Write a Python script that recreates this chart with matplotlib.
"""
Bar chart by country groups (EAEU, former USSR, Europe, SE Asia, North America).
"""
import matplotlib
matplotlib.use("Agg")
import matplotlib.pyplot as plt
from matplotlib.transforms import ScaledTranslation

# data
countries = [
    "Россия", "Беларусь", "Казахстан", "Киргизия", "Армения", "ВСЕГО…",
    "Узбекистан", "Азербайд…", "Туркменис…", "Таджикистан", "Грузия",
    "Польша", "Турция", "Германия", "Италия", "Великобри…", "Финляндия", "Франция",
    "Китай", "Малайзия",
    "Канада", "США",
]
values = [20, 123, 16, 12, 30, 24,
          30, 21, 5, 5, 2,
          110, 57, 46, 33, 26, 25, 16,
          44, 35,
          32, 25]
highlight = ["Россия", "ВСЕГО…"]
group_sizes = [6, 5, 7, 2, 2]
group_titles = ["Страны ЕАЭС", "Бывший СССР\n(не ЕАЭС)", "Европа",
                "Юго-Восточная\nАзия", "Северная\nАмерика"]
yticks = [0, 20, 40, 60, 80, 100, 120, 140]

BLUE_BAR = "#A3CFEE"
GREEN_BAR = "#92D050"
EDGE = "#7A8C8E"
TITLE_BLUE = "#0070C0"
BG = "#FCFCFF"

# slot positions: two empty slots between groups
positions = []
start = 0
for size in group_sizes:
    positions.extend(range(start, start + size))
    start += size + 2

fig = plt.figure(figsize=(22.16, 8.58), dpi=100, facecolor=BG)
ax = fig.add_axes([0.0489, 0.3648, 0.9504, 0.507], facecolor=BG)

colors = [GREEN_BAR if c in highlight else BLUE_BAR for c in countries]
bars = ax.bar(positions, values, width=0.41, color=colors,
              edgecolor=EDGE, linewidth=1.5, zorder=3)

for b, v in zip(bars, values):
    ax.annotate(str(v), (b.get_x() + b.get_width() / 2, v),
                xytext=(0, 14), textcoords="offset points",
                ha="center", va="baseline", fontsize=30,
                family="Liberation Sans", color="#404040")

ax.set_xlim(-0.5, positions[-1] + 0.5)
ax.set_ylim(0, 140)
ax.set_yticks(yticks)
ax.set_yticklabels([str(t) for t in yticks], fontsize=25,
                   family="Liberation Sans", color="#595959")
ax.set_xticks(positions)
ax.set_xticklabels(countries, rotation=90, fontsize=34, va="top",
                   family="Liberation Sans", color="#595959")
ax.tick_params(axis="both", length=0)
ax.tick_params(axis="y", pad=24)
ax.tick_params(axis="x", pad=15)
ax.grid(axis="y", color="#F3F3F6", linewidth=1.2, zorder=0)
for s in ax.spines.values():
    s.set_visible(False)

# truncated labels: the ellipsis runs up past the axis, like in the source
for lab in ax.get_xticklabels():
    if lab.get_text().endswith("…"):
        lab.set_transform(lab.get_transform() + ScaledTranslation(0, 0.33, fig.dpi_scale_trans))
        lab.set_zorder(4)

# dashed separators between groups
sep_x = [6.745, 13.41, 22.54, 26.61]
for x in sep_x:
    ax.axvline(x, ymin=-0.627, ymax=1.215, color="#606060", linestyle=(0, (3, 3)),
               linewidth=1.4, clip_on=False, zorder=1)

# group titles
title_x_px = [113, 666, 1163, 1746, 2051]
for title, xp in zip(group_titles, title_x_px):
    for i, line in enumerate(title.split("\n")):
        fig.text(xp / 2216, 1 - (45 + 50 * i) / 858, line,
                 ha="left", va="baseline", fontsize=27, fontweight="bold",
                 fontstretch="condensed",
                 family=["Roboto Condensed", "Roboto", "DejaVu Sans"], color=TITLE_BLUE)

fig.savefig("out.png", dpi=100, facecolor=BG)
==
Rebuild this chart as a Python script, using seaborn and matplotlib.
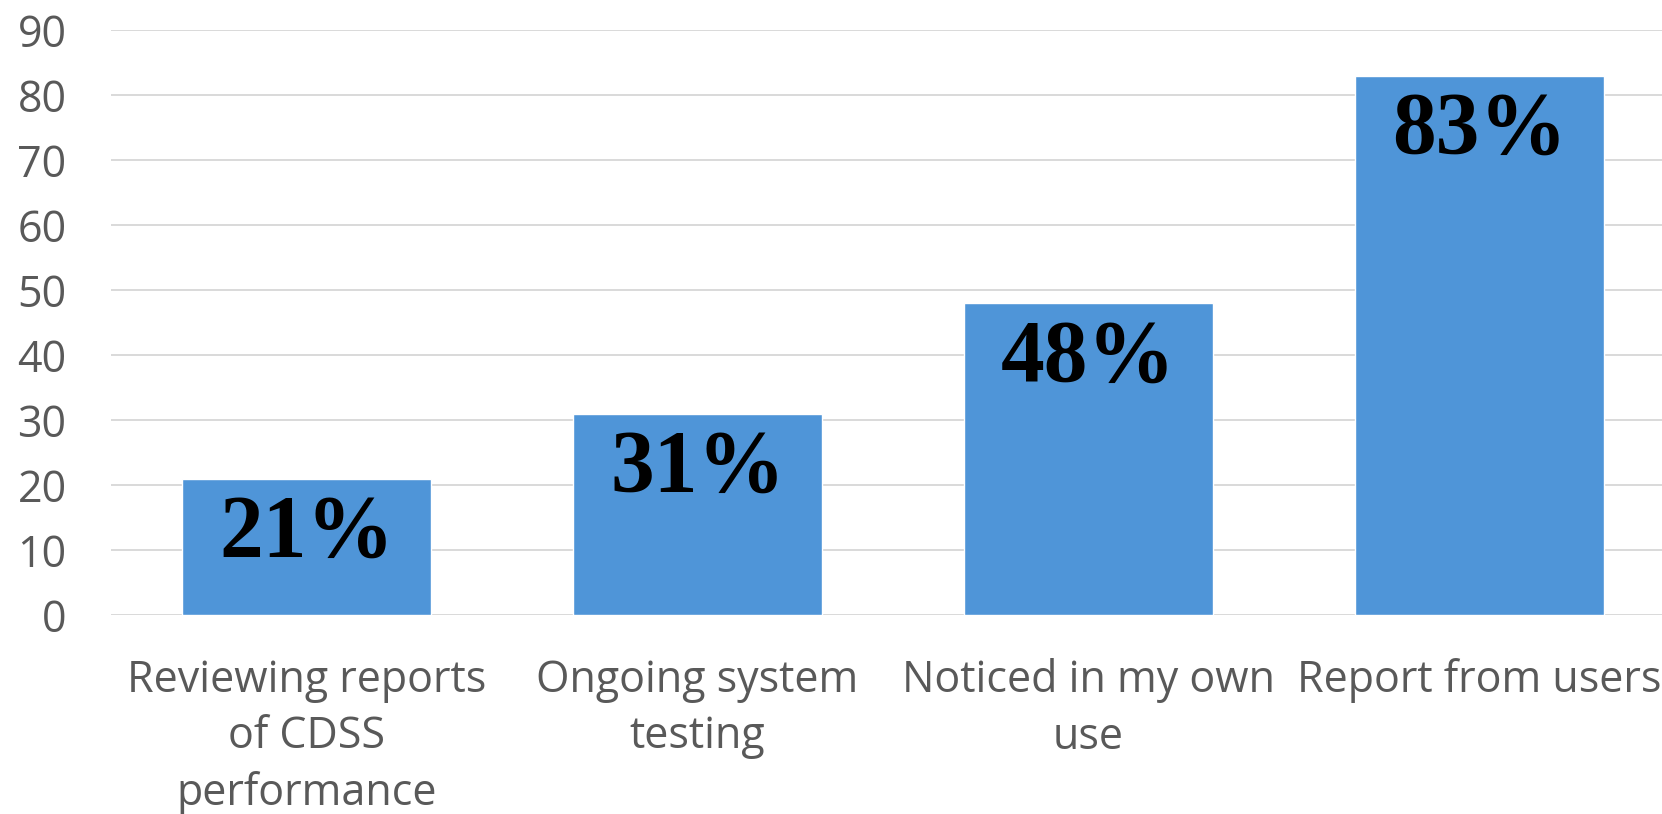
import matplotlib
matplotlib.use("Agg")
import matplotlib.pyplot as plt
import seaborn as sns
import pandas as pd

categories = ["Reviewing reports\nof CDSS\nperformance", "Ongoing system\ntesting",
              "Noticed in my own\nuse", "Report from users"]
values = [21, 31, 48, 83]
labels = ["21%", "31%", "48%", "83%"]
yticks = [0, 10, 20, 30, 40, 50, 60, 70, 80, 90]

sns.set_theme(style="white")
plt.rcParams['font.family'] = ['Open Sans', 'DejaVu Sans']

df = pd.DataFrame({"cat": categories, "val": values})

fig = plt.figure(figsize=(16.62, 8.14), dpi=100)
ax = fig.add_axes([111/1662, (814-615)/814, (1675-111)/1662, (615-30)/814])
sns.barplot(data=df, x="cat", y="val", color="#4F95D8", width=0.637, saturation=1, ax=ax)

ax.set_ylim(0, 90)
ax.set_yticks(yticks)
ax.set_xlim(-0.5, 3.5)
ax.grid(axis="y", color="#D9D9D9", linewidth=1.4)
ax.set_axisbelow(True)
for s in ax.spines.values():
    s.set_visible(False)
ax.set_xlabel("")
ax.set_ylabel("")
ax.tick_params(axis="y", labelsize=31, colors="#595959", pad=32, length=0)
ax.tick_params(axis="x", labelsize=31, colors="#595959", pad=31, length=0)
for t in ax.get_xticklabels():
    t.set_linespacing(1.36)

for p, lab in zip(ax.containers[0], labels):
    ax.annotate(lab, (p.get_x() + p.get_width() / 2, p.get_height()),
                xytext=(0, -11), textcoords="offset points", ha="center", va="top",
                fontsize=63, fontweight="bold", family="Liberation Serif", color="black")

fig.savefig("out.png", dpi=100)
...
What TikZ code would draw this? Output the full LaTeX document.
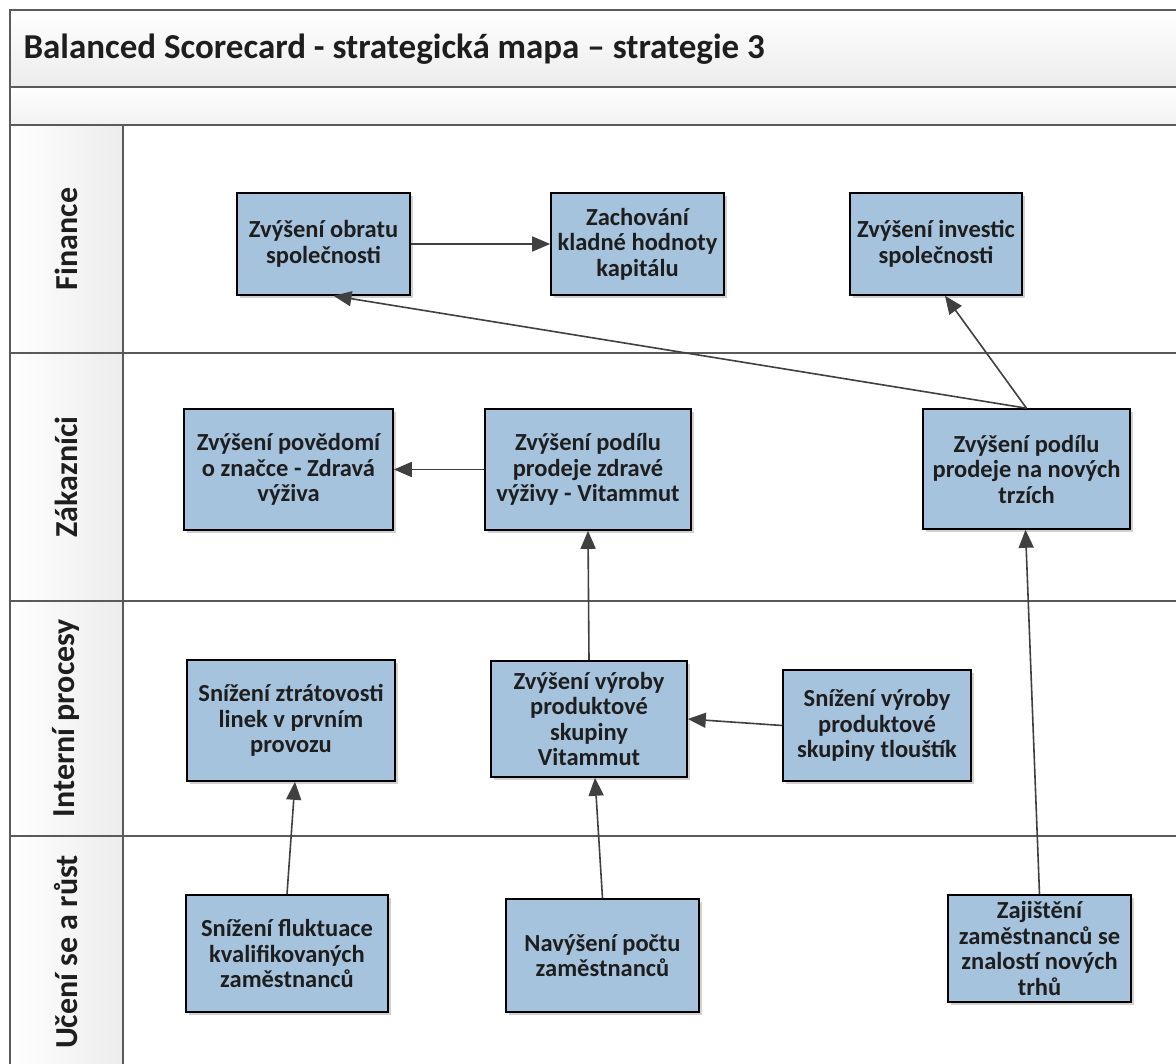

REQUIRED TASK: From the records above, copy exactly the stretch from the line holding "Rebuild this chart" through the line holding "import pandas as pd", both ends included, without the pictures.

EXERCISE OUTPUT:
Rebuild this chart as a Python script, using seaborn and matplotlib.
import matplotlib
matplotlib.use("Agg")
import matplotlib.pyplot as plt
import seaborn as sns
import pandas as pd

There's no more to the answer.